Exercise brief: Count the lines below that contain the word "using" and give only the number.

Collected material:
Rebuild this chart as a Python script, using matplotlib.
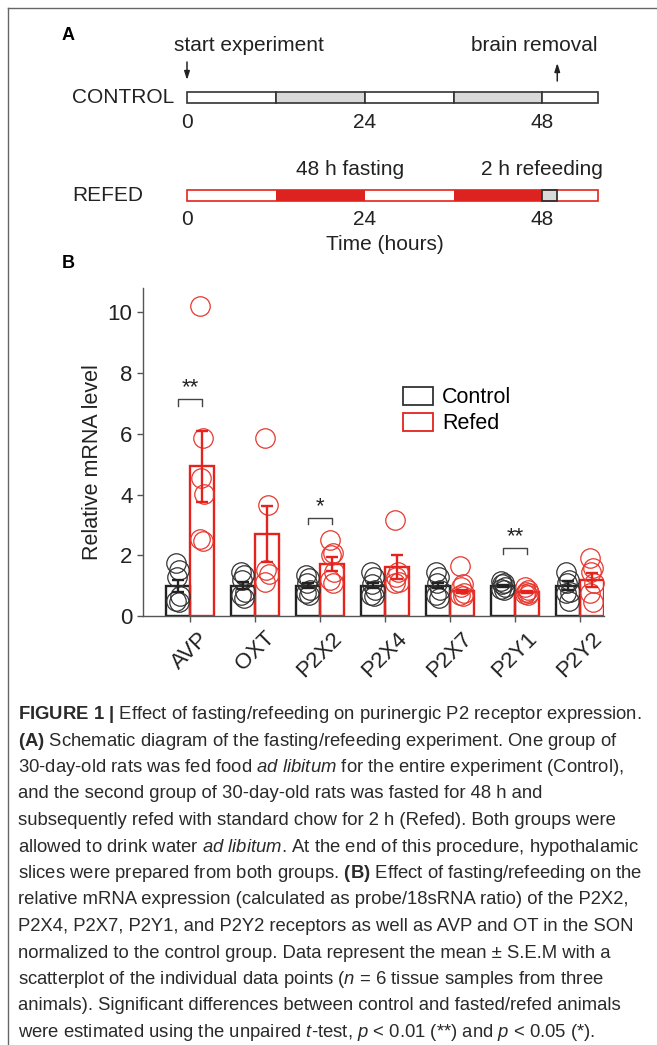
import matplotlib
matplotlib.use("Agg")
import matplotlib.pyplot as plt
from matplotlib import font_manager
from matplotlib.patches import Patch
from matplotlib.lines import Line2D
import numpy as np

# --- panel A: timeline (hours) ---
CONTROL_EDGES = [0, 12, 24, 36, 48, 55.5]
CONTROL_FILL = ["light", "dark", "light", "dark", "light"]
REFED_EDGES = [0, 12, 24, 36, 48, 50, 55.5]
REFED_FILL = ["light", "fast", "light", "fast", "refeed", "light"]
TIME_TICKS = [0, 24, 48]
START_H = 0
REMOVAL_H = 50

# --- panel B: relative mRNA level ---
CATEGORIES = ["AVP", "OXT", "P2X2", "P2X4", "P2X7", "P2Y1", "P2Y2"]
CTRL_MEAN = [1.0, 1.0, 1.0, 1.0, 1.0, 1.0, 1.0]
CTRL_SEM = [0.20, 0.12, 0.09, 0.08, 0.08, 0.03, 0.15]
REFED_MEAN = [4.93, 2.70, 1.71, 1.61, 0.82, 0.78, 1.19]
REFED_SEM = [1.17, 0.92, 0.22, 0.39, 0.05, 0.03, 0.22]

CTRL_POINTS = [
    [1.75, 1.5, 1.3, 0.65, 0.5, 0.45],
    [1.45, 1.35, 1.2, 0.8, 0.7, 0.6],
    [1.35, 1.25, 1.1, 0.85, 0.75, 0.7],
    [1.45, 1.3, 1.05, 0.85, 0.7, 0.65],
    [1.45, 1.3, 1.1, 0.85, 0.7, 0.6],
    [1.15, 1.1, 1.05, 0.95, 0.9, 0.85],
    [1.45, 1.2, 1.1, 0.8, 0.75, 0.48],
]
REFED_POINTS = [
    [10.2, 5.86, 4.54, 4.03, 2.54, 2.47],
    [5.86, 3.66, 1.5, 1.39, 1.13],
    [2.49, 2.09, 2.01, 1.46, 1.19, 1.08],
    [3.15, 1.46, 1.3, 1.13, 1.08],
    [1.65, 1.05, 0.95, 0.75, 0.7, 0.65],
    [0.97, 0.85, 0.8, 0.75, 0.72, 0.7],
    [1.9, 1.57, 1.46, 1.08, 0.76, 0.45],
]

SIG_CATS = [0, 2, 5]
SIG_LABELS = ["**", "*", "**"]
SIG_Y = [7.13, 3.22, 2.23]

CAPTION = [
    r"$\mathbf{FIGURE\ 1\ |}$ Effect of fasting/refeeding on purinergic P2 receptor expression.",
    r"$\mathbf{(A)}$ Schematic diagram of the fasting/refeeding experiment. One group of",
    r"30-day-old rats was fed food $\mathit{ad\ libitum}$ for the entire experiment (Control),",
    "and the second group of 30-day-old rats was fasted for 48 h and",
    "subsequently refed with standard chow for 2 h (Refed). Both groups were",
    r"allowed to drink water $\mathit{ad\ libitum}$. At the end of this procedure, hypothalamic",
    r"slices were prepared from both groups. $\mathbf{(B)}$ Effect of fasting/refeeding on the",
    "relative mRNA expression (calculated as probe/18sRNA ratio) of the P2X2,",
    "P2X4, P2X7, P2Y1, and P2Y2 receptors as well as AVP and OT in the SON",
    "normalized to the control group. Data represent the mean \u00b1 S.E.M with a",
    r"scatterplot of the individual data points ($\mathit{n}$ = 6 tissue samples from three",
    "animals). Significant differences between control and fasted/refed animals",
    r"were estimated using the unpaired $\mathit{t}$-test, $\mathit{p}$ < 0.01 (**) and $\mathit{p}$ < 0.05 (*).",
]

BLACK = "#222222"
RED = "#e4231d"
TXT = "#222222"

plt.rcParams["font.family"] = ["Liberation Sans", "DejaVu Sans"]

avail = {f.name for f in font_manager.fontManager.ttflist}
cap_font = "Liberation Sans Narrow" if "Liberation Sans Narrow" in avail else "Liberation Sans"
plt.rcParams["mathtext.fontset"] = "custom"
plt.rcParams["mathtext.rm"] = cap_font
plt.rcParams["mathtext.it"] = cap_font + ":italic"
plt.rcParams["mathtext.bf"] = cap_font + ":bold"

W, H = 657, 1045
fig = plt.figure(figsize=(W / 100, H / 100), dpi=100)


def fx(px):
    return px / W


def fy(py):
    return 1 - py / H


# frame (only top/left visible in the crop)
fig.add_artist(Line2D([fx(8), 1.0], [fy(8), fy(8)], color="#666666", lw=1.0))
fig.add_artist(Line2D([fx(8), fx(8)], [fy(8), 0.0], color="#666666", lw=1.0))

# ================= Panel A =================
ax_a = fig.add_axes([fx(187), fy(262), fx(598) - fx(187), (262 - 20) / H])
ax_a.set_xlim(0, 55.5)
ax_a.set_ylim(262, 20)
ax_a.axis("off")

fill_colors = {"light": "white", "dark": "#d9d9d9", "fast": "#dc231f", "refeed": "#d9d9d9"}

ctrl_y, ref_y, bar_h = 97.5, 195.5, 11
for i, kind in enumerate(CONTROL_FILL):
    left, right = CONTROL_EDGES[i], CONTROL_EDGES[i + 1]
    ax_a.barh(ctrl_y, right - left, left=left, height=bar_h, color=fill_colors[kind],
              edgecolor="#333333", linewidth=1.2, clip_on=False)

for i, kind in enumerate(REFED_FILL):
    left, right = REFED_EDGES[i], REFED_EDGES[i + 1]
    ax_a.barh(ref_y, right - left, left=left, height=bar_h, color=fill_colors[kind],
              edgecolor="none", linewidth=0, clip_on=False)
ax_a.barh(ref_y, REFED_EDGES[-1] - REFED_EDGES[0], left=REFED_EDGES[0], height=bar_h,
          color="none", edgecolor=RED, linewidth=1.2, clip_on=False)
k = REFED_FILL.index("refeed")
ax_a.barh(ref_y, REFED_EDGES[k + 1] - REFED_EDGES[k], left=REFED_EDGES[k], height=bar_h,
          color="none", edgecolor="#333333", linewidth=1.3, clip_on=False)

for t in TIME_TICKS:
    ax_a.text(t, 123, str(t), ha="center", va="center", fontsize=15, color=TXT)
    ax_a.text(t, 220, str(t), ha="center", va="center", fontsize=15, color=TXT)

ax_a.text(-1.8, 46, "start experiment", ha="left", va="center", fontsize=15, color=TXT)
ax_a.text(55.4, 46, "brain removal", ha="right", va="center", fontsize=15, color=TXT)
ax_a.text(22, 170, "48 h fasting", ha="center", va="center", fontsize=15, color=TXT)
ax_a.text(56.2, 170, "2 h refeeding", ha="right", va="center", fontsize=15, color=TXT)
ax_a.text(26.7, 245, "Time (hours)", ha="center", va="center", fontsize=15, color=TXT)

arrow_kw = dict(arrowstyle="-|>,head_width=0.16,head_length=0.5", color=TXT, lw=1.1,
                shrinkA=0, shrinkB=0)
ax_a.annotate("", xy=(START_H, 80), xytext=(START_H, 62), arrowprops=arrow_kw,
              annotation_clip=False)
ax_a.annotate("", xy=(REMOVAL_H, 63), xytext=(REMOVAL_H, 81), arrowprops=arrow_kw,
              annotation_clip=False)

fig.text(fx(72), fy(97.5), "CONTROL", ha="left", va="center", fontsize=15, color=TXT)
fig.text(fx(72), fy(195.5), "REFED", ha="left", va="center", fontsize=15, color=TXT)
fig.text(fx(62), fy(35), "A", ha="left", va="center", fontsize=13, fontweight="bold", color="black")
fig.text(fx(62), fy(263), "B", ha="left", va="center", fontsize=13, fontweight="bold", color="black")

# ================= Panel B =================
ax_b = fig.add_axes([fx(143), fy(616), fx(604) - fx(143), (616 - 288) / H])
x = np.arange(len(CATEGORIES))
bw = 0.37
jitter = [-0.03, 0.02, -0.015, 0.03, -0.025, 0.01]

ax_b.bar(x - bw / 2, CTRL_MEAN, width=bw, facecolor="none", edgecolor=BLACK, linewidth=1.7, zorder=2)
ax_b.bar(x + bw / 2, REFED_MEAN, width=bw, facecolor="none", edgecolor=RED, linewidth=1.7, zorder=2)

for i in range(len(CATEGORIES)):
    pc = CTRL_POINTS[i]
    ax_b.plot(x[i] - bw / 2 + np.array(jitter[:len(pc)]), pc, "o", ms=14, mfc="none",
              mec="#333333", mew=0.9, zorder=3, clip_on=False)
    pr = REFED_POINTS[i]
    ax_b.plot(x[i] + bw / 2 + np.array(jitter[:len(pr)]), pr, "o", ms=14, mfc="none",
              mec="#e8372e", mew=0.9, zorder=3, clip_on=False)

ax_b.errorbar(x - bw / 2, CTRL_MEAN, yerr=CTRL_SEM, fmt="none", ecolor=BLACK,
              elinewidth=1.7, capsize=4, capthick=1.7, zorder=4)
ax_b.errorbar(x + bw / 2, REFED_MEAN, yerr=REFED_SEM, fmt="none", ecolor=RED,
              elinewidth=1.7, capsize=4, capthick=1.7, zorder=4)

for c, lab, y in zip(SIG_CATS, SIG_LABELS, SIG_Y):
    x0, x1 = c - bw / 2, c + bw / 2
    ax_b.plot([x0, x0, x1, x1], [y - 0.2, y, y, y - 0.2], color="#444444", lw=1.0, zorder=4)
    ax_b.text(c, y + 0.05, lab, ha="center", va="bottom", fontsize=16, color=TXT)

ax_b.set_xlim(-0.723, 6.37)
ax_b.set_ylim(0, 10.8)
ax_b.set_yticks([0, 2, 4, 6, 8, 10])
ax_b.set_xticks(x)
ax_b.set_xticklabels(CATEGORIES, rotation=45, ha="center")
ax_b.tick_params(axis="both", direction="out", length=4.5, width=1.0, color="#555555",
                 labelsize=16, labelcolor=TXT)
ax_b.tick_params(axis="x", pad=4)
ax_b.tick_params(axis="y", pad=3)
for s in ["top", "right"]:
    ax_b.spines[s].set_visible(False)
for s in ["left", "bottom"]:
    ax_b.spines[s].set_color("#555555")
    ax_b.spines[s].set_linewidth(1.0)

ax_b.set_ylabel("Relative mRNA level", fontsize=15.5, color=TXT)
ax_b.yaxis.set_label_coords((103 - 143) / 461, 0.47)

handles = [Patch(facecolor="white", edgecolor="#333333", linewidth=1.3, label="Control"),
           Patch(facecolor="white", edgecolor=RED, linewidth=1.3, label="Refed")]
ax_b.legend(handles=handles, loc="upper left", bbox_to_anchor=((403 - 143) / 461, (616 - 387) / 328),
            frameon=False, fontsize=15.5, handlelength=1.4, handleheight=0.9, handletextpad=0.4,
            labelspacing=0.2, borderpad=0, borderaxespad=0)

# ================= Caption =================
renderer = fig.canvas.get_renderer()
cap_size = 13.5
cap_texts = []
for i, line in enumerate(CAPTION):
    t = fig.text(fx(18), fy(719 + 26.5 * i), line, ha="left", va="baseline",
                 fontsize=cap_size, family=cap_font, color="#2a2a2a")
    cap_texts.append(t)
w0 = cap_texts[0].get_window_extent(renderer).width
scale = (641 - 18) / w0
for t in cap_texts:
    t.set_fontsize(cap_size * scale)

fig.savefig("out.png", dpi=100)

Solution to the exercise: 2